Geographically, offshore ownership of real estate is concentrated in affluent parts of large cities like Manchester, Leeds and most notably London. There is barely any offshore ownership in rural areas and smaller towns.
Lastly, the authors test the impact of several policies. Their results document that two policies, one about capital gains tax incentives and the other about ownership transparency, caused sharp behavioral responses, with offshore ownership migrating to jurisdictions with low taxation and low transparency. This suggests that both taxation and secrecy are important motives for beneficial owners.

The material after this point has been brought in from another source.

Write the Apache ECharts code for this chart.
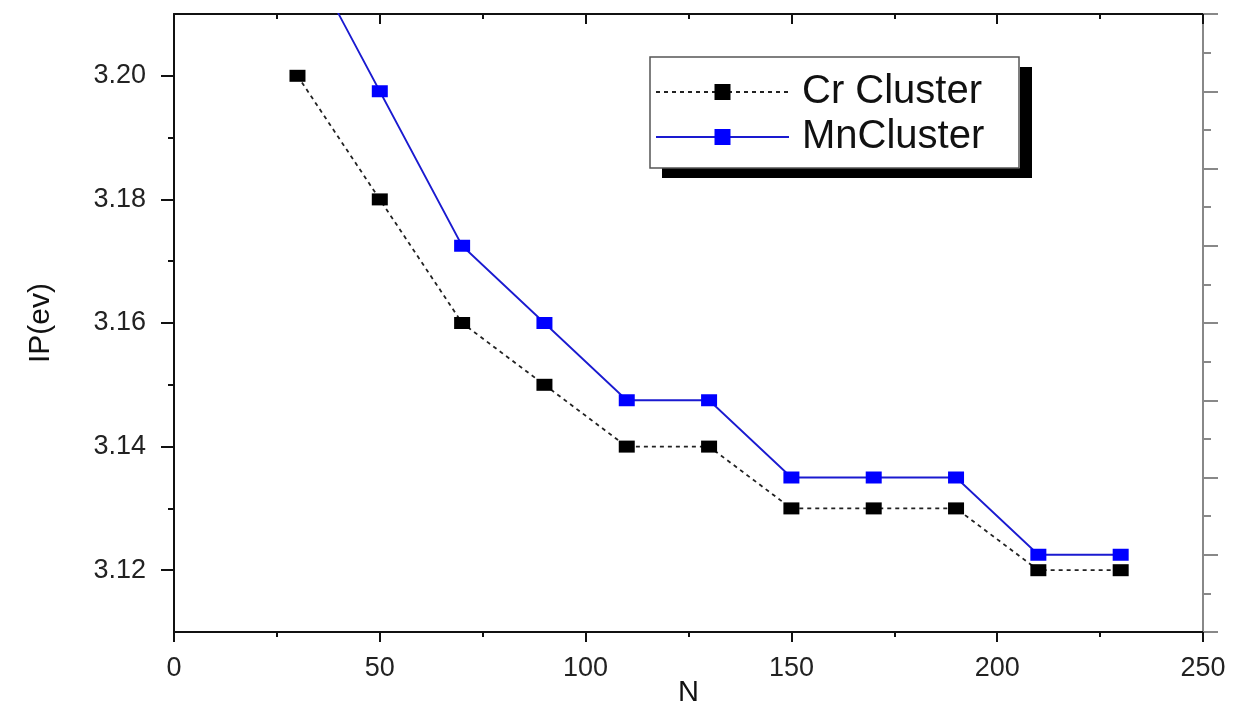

Furthermore, the authors demonstrate that the Brexit referendum was followed by an increase in property sales by offshore owners and that offshore ownership has significant real effects on housing markets.
Key results
Data
The authors combine micro-data from multiple sources: administrative data from HM Land Registry, a comprehensive transaction database obtained through a freedom of information request, a property database on corporate ownership links, and the ICIJ Offshore Leaks Database, containing information from five major leaks from offshore tax havens, e.g., Panama Papers and Paradise Papers.
Methodology
By matching several data sources, including price data, the authors are able to compute the share of all residential real estate assets owned through corporations in tax havens. Furthermore, by exploiting transaction data, they can track this metric back to the 1990s, and thus document the rise of offshore ownership in the property market over several decades.

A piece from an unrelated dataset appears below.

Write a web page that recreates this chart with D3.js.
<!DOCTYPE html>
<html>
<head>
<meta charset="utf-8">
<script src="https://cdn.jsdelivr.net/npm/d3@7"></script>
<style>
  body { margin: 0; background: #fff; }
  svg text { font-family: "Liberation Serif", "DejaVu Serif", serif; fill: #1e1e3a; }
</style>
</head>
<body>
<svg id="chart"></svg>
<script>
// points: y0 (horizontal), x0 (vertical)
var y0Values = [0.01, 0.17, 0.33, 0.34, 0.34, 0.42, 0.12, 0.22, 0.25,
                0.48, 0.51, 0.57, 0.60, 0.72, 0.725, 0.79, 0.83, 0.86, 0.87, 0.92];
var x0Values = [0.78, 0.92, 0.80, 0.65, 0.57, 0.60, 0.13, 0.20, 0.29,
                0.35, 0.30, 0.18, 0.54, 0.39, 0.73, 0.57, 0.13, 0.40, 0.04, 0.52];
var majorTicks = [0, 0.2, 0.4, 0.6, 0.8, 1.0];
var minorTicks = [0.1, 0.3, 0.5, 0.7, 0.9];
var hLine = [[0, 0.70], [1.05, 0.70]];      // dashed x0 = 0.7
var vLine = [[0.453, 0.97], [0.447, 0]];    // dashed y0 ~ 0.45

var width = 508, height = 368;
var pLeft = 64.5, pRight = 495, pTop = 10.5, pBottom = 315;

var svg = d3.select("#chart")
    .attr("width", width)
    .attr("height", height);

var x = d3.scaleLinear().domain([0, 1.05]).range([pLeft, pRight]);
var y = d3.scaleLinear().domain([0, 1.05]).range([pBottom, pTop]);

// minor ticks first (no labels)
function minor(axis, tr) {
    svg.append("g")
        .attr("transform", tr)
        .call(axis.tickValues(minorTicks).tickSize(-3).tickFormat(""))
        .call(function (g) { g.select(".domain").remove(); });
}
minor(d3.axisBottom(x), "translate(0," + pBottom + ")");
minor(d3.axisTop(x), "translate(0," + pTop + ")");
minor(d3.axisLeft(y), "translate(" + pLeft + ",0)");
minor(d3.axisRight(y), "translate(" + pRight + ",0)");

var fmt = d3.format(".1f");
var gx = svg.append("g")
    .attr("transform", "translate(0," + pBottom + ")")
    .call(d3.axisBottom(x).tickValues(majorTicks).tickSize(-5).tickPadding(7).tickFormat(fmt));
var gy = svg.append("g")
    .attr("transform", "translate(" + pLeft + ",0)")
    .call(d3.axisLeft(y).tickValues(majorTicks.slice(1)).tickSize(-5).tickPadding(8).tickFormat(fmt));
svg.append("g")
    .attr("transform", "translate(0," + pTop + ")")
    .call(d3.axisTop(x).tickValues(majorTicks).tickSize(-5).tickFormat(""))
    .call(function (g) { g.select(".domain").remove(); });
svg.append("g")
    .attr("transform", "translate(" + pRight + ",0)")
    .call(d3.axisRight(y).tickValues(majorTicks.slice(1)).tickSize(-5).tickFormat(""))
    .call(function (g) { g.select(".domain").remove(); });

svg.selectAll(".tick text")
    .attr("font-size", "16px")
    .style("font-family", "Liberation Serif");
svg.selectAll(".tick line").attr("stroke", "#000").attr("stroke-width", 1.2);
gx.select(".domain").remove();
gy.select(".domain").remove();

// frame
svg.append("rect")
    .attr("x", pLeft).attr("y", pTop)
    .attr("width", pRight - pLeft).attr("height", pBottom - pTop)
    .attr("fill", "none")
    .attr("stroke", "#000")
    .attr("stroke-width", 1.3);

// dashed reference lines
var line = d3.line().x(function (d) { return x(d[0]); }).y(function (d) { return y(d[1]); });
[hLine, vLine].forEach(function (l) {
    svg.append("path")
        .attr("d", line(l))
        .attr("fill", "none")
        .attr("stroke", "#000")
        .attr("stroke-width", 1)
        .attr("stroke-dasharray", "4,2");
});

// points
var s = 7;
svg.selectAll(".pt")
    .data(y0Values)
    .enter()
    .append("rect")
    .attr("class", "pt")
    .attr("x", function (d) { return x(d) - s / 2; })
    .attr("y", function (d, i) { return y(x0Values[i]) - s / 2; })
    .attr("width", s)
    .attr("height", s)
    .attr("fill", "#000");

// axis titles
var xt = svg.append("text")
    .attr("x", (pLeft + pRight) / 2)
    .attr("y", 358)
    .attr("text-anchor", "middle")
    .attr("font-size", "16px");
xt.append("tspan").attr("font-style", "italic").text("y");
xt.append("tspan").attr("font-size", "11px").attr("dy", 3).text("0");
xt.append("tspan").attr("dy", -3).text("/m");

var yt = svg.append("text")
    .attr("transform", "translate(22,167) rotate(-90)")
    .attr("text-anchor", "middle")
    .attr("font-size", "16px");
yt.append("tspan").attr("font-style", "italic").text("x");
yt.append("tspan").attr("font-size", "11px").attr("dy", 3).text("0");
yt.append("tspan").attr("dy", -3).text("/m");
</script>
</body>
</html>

The authors test the behavioral effects of two significant policy changes. First, the authors study the role of taxation by estimating the behavioral response to a reform that eliminated the favorable treatment of some offshore structures in terms of capital gains taxation. Second, they study the role of secrecy by estimating the behavioral response to a reform intended to enhance transparency for some offshore structures. In both cases, they apply a difference-in-difference model.
Got to the original article
The working paper was published via the Social Science Research Network. It can be downloaded here.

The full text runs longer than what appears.